Berkeley school district faces 2 more child sex abuse lawsuits

The lawsuits claim staff members at two elementary schools sexually abused students in 1967 and 1995 and the schools failed to stop it.

The Bonar Street headquarters of the Berkeley Unified School District. Photo: Kaia Diringer

Berkeley Unified is now facing two different sexual abuse suits from former students claiming district employees — a music teacher and a discipline officer — sexually assaulted them when they were in elementary school.

The lawsuits, which are unrelated, detail allegations of abuse dating back to 1967 and 1995. In both cases, the suits claim that the employees repeatedly abused children and that the district failed to protect the students.
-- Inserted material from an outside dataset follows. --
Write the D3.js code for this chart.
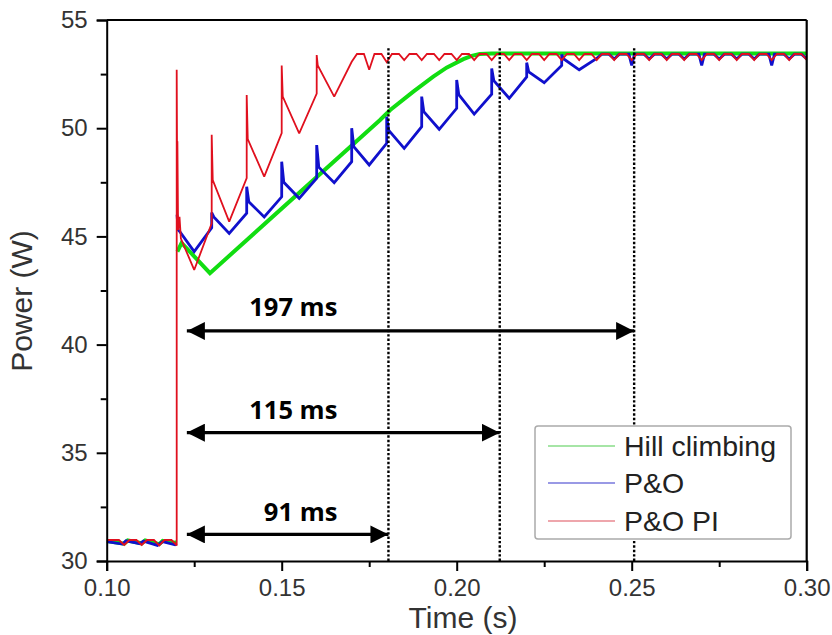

The first suit, filed in Alameda County Superior Court on March 1, claims that William Borgfeldt, a music teacher, repeatedly sexually abused a 6th grade student at Lincoln Elementary in 1967.

The lawsuit says Borgfeldt had anal and oral sex with the child, fondled the child’s genitals, and masturbated in front of him. The abuse took place at school and during trips to Disneyland, Los Angeles and Texas, according to the suit.

BUSD administrators, the suit claims, failed to stop the abuse, despite the music teacher’s “reputation for abusing minors,” which the filing says was “common knowledge.” The suit claims that school district was negligent in allowing the alleged sexual assault to continue and that the district’s actions amounted to a “cover-up.”

From the Berkeley Gazette, Dec. 16, 1979. Credit: Newspapers.com

In a separate incident over a decade later, Borgfeldt was charged with sexually molesting a 12-year-old student, according to an article in the Berkeley Gazette. On Dec. 1, 1979, Borgfeldt took the boy on a private field trip that ended at Borgfeldt’s home in El Cerrito, where police said he made sexual advances, according to the Gazette article. The parents filed a complaint against the school district. (This incident was not mentioned in the lawsuit.) Borgfeldt also taught at Franklin Elementary, Cragmont Elementary and Willard Middle School.

Four years later, Borgfeldt was still employed at BUSD, according to the Gazette.

Borgfeldt could not be reached for comment.

In the second lawsuit, filed May 16 and first reported on by the Daily Cal, a former student claimed that Mr. Hardwick, a discipline officer at Malcolm X Elementary, had abused him and other students in “an isolated basement room” where he oversaw detention. According to the suit, the abuse began when the former student was a 5th grader at Malcolm X in 1995 and continued on multiple occasions throughout the school year.

The suit claims that Hardwick began by massaging the student’s shoulders. Eventually, according to the suit, he began rubbing the 5th grader’s genitals and performed oral sex on him against his will.

Hardwick is now deceased.

According to the suit, BUSD staff “ignored clear and obvious signs” of abuse, including complaints by other parents, and did not report the alleged abuse. In doing so, the school district failed to implement its own policies aimed at preventing sexual assault, the suit says. The suit notes that the officer had “unsupervised access to young children in a basement room.”

“My hope is that [the suit] draws attention to these problems both within the district and more broadly,” said Rachel Liebert, an attorney with the law firm Slater Slater and Schulman LLP, which specializes in sex abuse cases in California and filed the suit on behalf of the former Malcolm X student.

Liebert said districts should make sure that a child is never left alone with an adult in a situation like this, and that district staff comply with mandatory reporting laws.

A limited-time “lookback window,” which temporarily eliminated the statute of limitations for victims of childhood sexual abuse in California to come forward and file civil suits against their alleged abusers, is closing in December. Childhood sexual abuse lawsuits have been flooding institutions like the Catholic Church and Boy Scouts of America as the end of the “lookback window” approaches.

The window only applies to those over 40, while those under 40 can continue to file complaints of childhood sex abuse.

Last year, BUSD faced two other lawsuits alleging that Matthew Bissell, a chemistry and physical education teacher, abused Rachel Phillips from 2000 to 2003, another student from 1997 to 1998, and other students over the course of his tenure at the school. Bissell’s teaching credential was revoked in March. And the district settled a case with a former student who claimed that BUSD failed to protect her after she was sexually assaulted by another student in 2019.

Correction: A previous version of this article incorrectly described the sexual abuse that the 5th grade student allegedly experienced at Malcolm X.